Extreme campaign makeover

Washington Post: It used to be that scandals were named for buildings. (Remember Watergate?) Now, it seems, they’re about buildings. John McCain doesn’t know how many houses he and his wife own. Barack Obama bought his with an assist from a man later convicted of felonies. So much for the substantive, high-road campaign.

We can bemoan this elevation of the trivial without being deluded into thinking that it’s something new — although the velocity of the 24-7 news cycle, the omnipresence of cable television and instantaneous transmission over the Internet have intensified this phenomenon. Small moments that capture — or appear to capture — a deeper truth about a candidate are easy for voters to grasp and for rival campaigns to exploit. George H.W. Bush was painted as being out of touch because he supposedly marveled at a supermarket scanner. Al Gore was portrayed as a resume-puffing blowhard because he supposedly claimed credit for launching the Internet or uncovering problems at Love Canal. Smart candidates have always known that they need to keep abreast of the price of a quart of milk. (Keeping up with the price of arugula at Whole Foods doesn’t count.) Now they’ll need to refresh their recollection of their real estate holdings.

No Lincoln-Douglas here

The Obama campaign, having already collected research on the McCain real estate holdings, quickly produced an ad to taunt him. And it’s not as though the McCain campaign has been higher-minded: Comparing Obama to Paris Hilton, Britney Spears and Charlton Heston as Moses isn’t exactly a reprise of the Lincoln-Douglas debates.
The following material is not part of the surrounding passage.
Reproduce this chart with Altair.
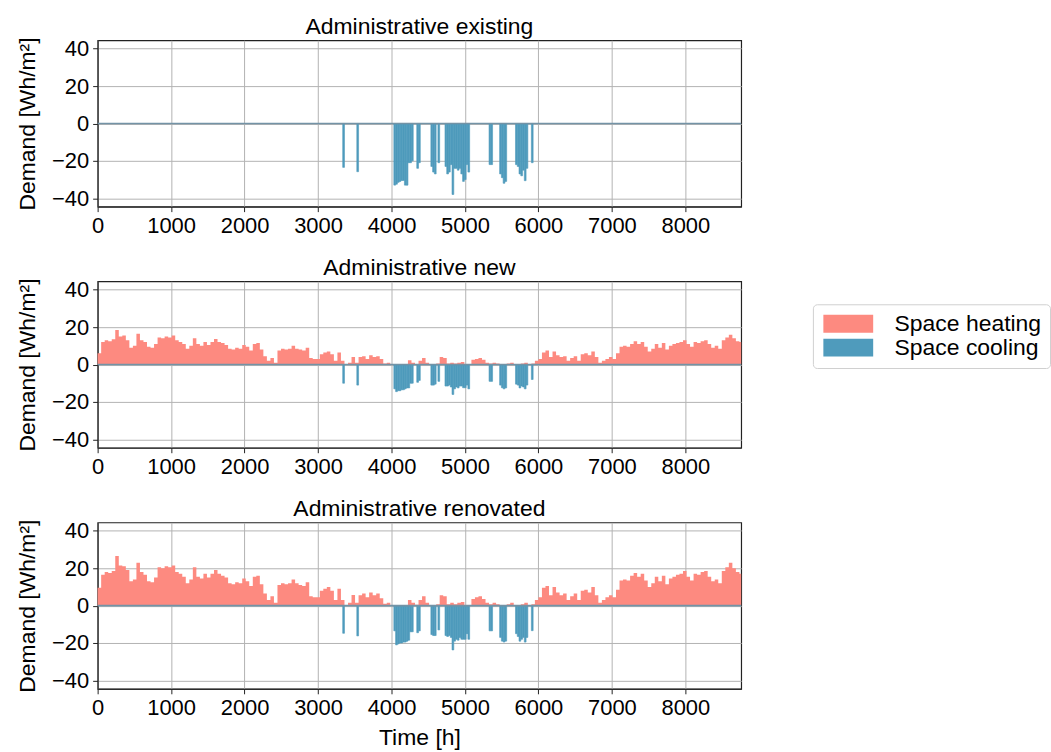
import altair as alt
import pandas as pd

FONT = "Liberation Sans"
HEAT_COLOR = "#fd8a80"
COOL_COLOR = "#4f9bbc"

# Heating demand, one value per 48-hour step starting at hour 0 (Wh/m2)
heat_new = [
    6, 12, 13, 12.5, 13.5, 18.5, 15, 15.5, 13, 9,
    10, 16.5, 13, 12, 9.5, 9, 11, 14.5, 14, 15,
    14.5, 15.5, 13, 12, 11, 8.5, 10, 14, 11, 10,
    12, 10.5, 12, 13.6, 12, 11.5, 10.5, 8.5, 8, 9,
    8.5, 10.5, 9.5, 7.5, 11, 11.5, 8, 4.5, 2, 3.5,
    1, 7.5, 8.5, 8, 8.5, 10, 8.5, 8, 7.5, 9,
    3.5, 3, 3, 5.5, 6.5, 7, 5.5, 2, 6.5, 2,
    0, 1, 4, 1, 4, 4.5, 3, 5, 4, 4.5,
    3, 0.5, 1, 0, 0, 0, 0, 0, 2.3, 1,
    0.3, 2, 3.5, 1, 0, 0, 0.5, 4, 3.5, 0.5,
    1, 0.5, 1, 1.4, 0.3, 0, 2.5, 3, 3.5, 2.5,
    1, 0.5, 1, 0.5, 0.3, 0, 0.5, 1, 0, 0.3,
    0.5, 1, 0.3, 0.5, 2, 3, 6.5, 7.5, 4, 7,
    5, 4, 4.5, 2, 3.5, 4.5, 2, 5.5, 6, 5,
    7, 4, 1, 2, 3, 4, 3, 6, 9.5, 10,
    9.5, 11, 12.5, 11, 12, 9.5, 7, 8.5, 11, 9,
    11.5, 8, 10, 11, 11.5, 12, 13, 11, 9.5, 12,
    11.5, 12.5, 13, 11, 9, 10, 8.5, 13, 14.5, 16,
    14, 12.5, 12,
]
heat_renovated = [
    9.5, 16.5, 18, 17.5, 18.5, 26.5, 21.5, 21, 19, 13,
    14, 23, 18, 16.5, 13, 12.5, 15, 20.5, 20, 21,
    20.5, 21.5, 18, 17, 15.5, 12, 14, 20.5, 15.5, 14.5,
    17, 15, 17, 19, 17, 16, 15, 12, 11.5, 12.5,
    12, 14.5, 13, 10.5, 15.5, 16, 11.5, 6.5, 3, 5,
    1.5, 11, 12, 11.5, 12, 14, 12, 11, 10.5, 12.5,
    5, 4.5, 4.5, 8, 9, 10, 8, 3, 9, 3,
    0, 1.5, 5.7, 1.5, 5.5, 6.5, 4.5, 7, 5.5, 6.5,
    4, 1, 1.5, 0, 0, 0, 0, 0, 3, 1.5,
    0.5, 3, 5, 1.5, 0, 0, 0.7, 5.5, 5, 0.7,
    1.5, 0.7, 1.5, 2, 0.4, 0, 3.5, 4.5, 5, 3.5,
    1.5, 0.7, 1.5, 0.7, 0.4, 0, 0.7, 1.5, 0, 0.4,
    0.7, 1.5, 0.4, 0.7, 3, 4.5, 9.5, 10.5, 5.5, 10,
    7, 5.5, 6.5, 3, 5, 6.5, 3, 8, 8.5, 7,
    10, 5.5, 1.5, 3, 4.5, 5.5, 4.5, 8.5, 13.5, 14,
    13.5, 16, 17.5, 15.5, 17, 13.5, 10, 12, 15.5, 13,
    16, 11.5, 14.5, 15.5, 16.5, 17, 18.5, 15.5, 13.5, 17,
    16.5, 18, 18.5, 15.5, 13, 14, 12, 18.5, 20.5, 23,
    20, 18, 17,
]
HEAT_STEP = 48

# Cooling demand by day of year (Wh/m2, negative)
cool_days = [
    139, 147,
    168, 169, 170, 171, 172, 173, 174, 175, 176, 177, 178,
    181, 182,
    189, 190, 191, 193,
    197, 198, 199, 200, 201, 202, 203, 204, 205, 206, 207, 208, 209, 210,
    222, 223,
    228, 229, 230, 231,
    237, 238, 239, 240, 241, 242, 243,
    246,
]
cool_existing = [
    -23.5, -25.8,
    -33, -32.5, -31.5, -31, -30.5, -30.5, -33, -33, -21, -21, -20,
    -24, -21,
    -23, -26, -27, -21,
    -23, -27, -26, -22, -38, -24, -24, -25, -24, -27, -31, -30, -22, -26,
    -22, -22,
    -27, -29, -32, -31,
    -22, -23, -27, -28, -25, -30.6, -24,
    -21,
]
cool_new = [
    -10, -11,
    -13, -14.5, -14, -14, -13.5, -13.5, -13, -12.5, -12.5, -10, -10,
    -9.5, -8.5,
    -11, -11, -10.5, -9,
    -11.5, -11.5, -11, -12, -16, -13, -12, -12.5, -11.5, -11.5, -12.4, -12.4, -11, -13,
    -9, -9,
    -11, -12.4, -13, -12.5,
    -10.5, -11, -12.5, -11.5, -12, -13, -11,
    -8,
]
cool_renovated = [
    -14.8, -16.2,
    -13.5, -21, -20.5, -20, -20, -19.5, -19.5, -19, -18.5, -14, -14,
    -14.5, -13.5,
    -15.5, -16, -16, -13,
    -16, -16.5, -16, -17, -23.7, -19, -18, -18.5, -17, -18, -18, -18, -15, -18,
    -13.5, -13.5,
    -17, -19, -19.5, -19,
    -15, -16.5, -19, -18, -17, -19.5, -17,
    -13.4,
]

titles = ["Administrative existing", "Administrative new", "Administrative renovated"]
series_names = ["Space heating", "Space cooling"]
x_ticks = [0, 1000, 2000, 3000, 4000, 5000, 6000, 7000, 8000]
y_ticks = [-40, -20, 0, 20, 40]
HOURS = 8760
Y_LIM = 44.5

color_enc = alt.Color(
    "kind:N",
    scale=alt.Scale(domain=series_names, range=[HEAT_COLOR, COOL_COLOR]),
    legend=alt.Legend(
        title=None,
        orient="none",
        legendX=718,
        legendY=265,
        symbolType="M-1,-1L4.556,-1L4.556,1L-1,1Z",
        symbolSize=324,
        symbolStrokeWidth=0,
        symbolOpacity=1,
        labelFont=FONT,
        labelFontSize=23,
        labelColor="black",
        labelOffset=51,
        rowPadding=0,
        padding=8,
        fillColor="white",
        strokeColor="#d0d0d0",
        cornerRadius=4,
    ),
)


def make_panel(title, heat, cool, bottom):
    x_axis = alt.Axis(
        values=x_ticks,
        format="d",
        labelFlush=False,
        title="Time [h]" if bottom else None,
    )
    y_axis = alt.Axis(values=y_ticks, title="Demand [Wh/m²]")
    xs = alt.Scale(domain=[0, HOURS], nice=False, zero=False)
    ys = alt.Scale(domain=[-Y_LIM, Y_LIM], nice=False)

    layers = []
    if heat is not None:
        hours = [i * HEAT_STEP for i in range(len(heat))] + [HOURS]
        vals = list(heat) + [heat[-1]]
        hdf = pd.DataFrame({"hour": hours, "value": vals, "kind": series_names[0]})
        layers.append(
            alt.Chart(hdf)
            .mark_area(interpolate="step-after")
            .encode(
                x=alt.X("hour:Q", scale=xs, axis=x_axis),
                y=alt.Y("value:Q", scale=ys, axis=y_axis, stack=None),
                color=color_enc,
            )
        )
    cdf = pd.DataFrame(
        {
            "x0": [d * 24 for d in cool_days],
            "x1": [d * 24 + 24 for d in cool_days],
            "value": cool,
            "kind": series_names[1],
        }
    )
    layers.append(
        alt.Chart(cdf)
        .mark_rect(stroke=COOL_COLOR, strokeWidth=0.6)
        .encode(
            x=alt.X("x0:Q", scale=xs, axis=x_axis),
            x2="x1:Q",
            y=alt.Y("value:Q", scale=ys, axis=y_axis),
            y2=alt.datum(0),
            color=color_enc,
        )
    )
    layers.append(
        alt.Chart(pd.DataFrame({"z": [0]}))
        .mark_rule(color="#7393a6", strokeWidth=1.6)
        .encode(y=alt.Y("z:Q", scale=ys, axis=y_axis))
    )
    return alt.layer(*layers).properties(
        width=646, height=167, title=alt.TitleParams(title, frame="group")
    )


chart = (
    alt.vconcat(
        make_panel(titles[0], None, cool_existing, False),
        make_panel(titles[1], heat_new, cool_new, False),
        make_panel(titles[2], heat_renovated, cool_renovated, True),
        spacing=18,
    )
    .properties(padding={"left": 16, "top": 13, "right": 0, "bottom": 0})
    .configure_view(stroke="#222222", strokeWidth=1.2)
    .configure_axis(
        labelFont=FONT,
        titleFont=FONT,
        labelFontSize=22,
        titleFontSize=23,
        titleFontWeight="normal",
        labelColor="black",
        titleColor="black",
        tickColor="#222222",
        domainColor="#222222",
        tickSize=5,
        labelPadding=4,
        gridColor="#b3b3b3",
        gridWidth=1,
    )
    .configure_axisY(titlePadding=12)
    .configure_axisX(titlePadding=8)
    .configure_title(
        font=FONT, fontSize=23, fontWeight="normal", color="black", offset=-2, anchor="middle"
    )
)

chart.save("out.html", embed_options={"renderer": "svg", "actions": False})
Really, do the McCains’ real estate holdings and his failure to keep count of his wife’s Coronado condos make McCain oblivious to the concerns of ordinary Americans — any more than their family estates made Franklin D. Roosevelt or John F. Kennedy incapable of feeling the pain of the common man? Likewise, Obama has long said that he had a lapse in judgment in getting entangled with Tony Rezko, a friend and fundraiser who in June was convicted of 16 counts of felony corruption in an influence-peddling scheme, in buying his house.

Anyone who votes on the basis of this sound-and-fury politics deserves the president he gets.